As for error handling, that's a tough one. Try/catch is great for worlds without recursion (as inherent in OOP, or elsewhere), if you ask me. Go's fancy "returning an array is a first-class idea, I am so awesome" and the resulting `ok, err` is... I guess you're forced to type that out every single time and thus forced to think about it, which is good, but it still feels really inelegant. Erlang's atom-based {ok, value} / {error, Reason} return value approach seems interesting/nice/cute - but, admittedly, only because I haven't tried to actually use it (yet) ;)

How would I handle errors myself, pretending I hadn't wrote the above. Hmm. (Now all I can do _is_ think of the above. :D) Well, having something like Error/Fail be a first-class type next to True/False/NULL could be interesting, then I could do `if (something()) { ... otherthing() ... }` style constructs but with added enlightenment about failure states, so I could `if (something()) OK { ... otherthing() ... } else Fail { ... cleanup() ... }` or similar. (In this case the success/failure state would be being propagated within the scope of the if block, with appropriate scope analysis to look for ambiguity.) This is basically just renamed try/catch though, and all I've done is concretely demonstrate that language design requires investments of more than 15 minutes, heheh :)

That being said, on bitwise negation... my first instinct is to make that a function. Then I started thinking about in-source dynamic DSL lexing like Perl 6 has, "so the user can set up their own operators", and then I suddenly realized I was reinventing Forth. Raincheck #2.

Pointer arithmetic... depends on the language in question, and whether it's so low-level you want unfettered access to memory. I consider this from the perspective of something like PHP, which offers enough low-level access to be useful in a lot of sitations, but still leaves me high and dry when I least want it to. The problem of course is whether I want a language that does its own memory management or not, and that's a question I'm really headscratching over actually. (I now realize/remember PHP gets away with its relative simplicity because it's an interpreter, and that this comparison is a bit wonky. Raincheck... #3?)

Pointers to array elements is a C-ism. I'm 100% sure this can be cleaned up to be a bit more elegant, even in the context of a low-level language that allows for memory twiddling.


When I initially read your comment, and before I typed out all the above, for a bit I really started wondering about the balance problem you opened with. The fun paradox (if my theorization is even half correct) I mentioned is one way to look at it, but it _is_ really hard, and I didn't know have any good ideas about a solution.

One idea presented itself as I finished reading, in the form of the question "...what on earth are identificands?!"

I had no idea what that meant. And this gave me a thought.

I wonder if, it could be possible to publish a language-design tutorial, in the form of a gigantic pile of unanswered questions that do explain enough to get an understanding, but don't suggest or hint at any one particular solution to a given problem?

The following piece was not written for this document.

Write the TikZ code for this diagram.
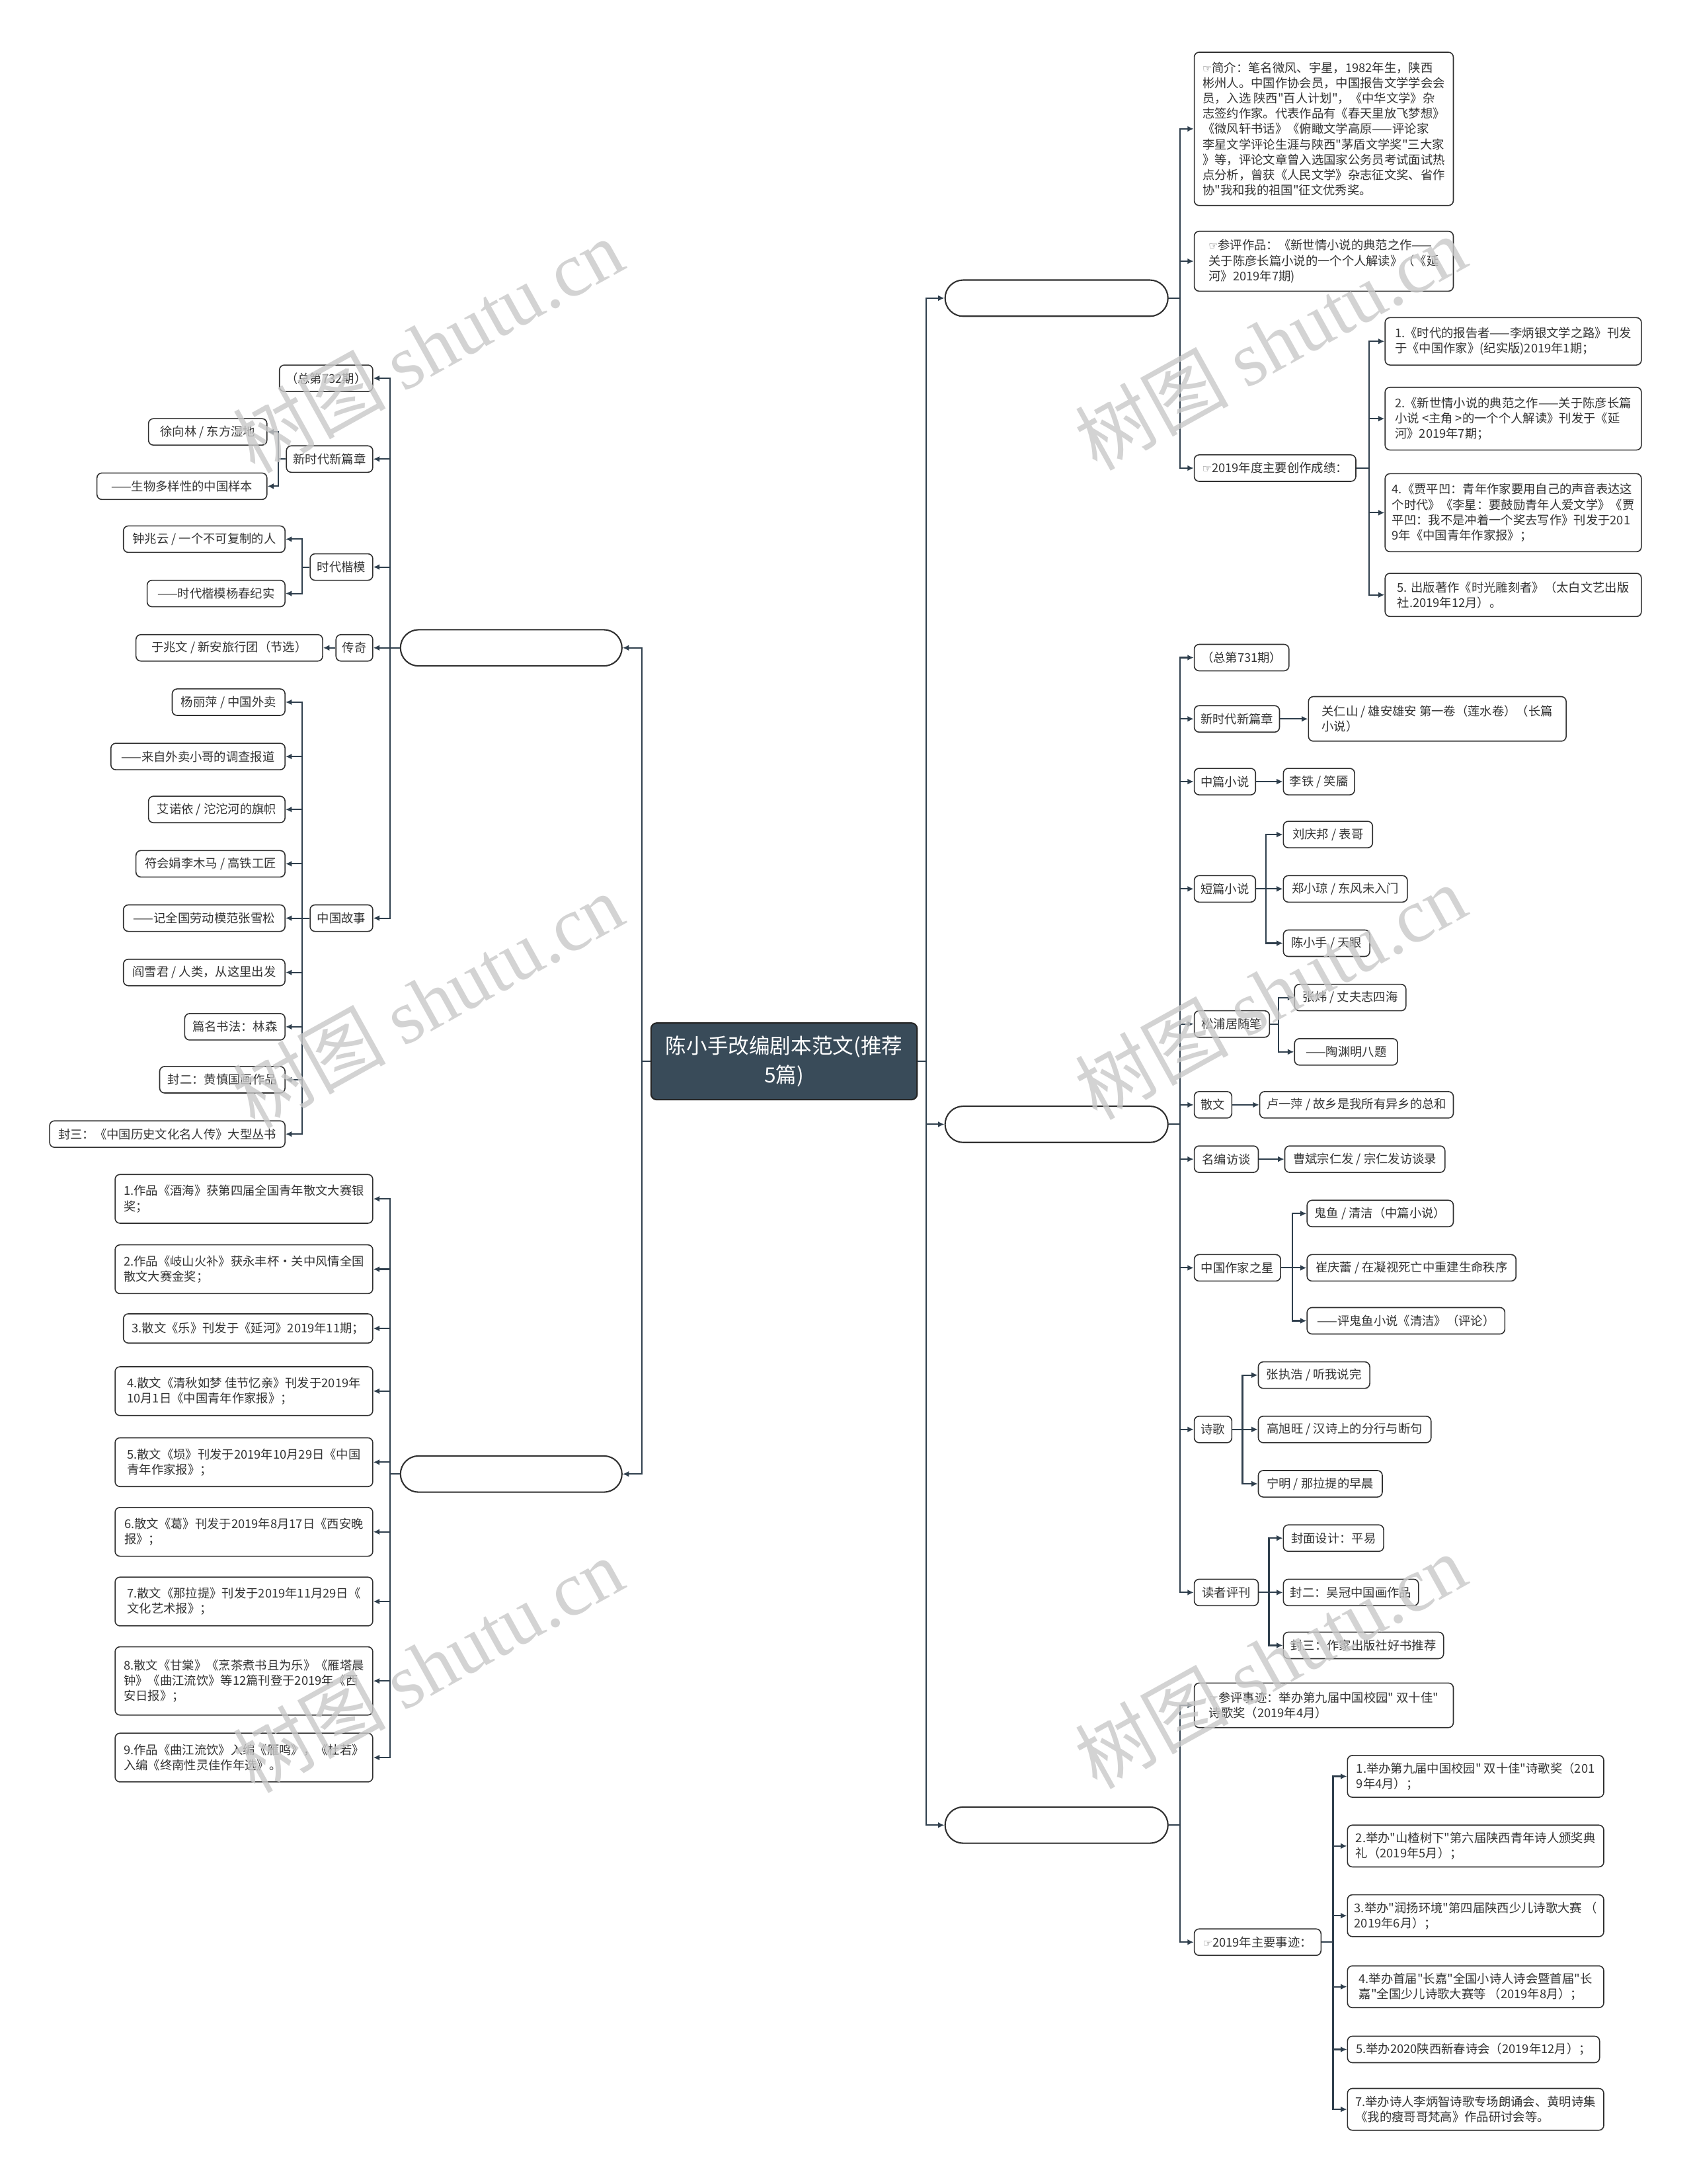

Obviously such a work would involve significant reinvention of a lot of wheels and a lot of duplication of work. But I wonder if it wouldn't result in a deeper understanding of the problem domain, and maybe even some newly sparked ideas.

I made up the word identificand. Like, integrand, subtrahend, identificand.

I mean, don’t take me too literally about the month thing. Obviously your mind is already poisoned by other languages. But I’d say, try to avoid just doing what other languages do, and inject some novelty. If only like a chess player going off-book.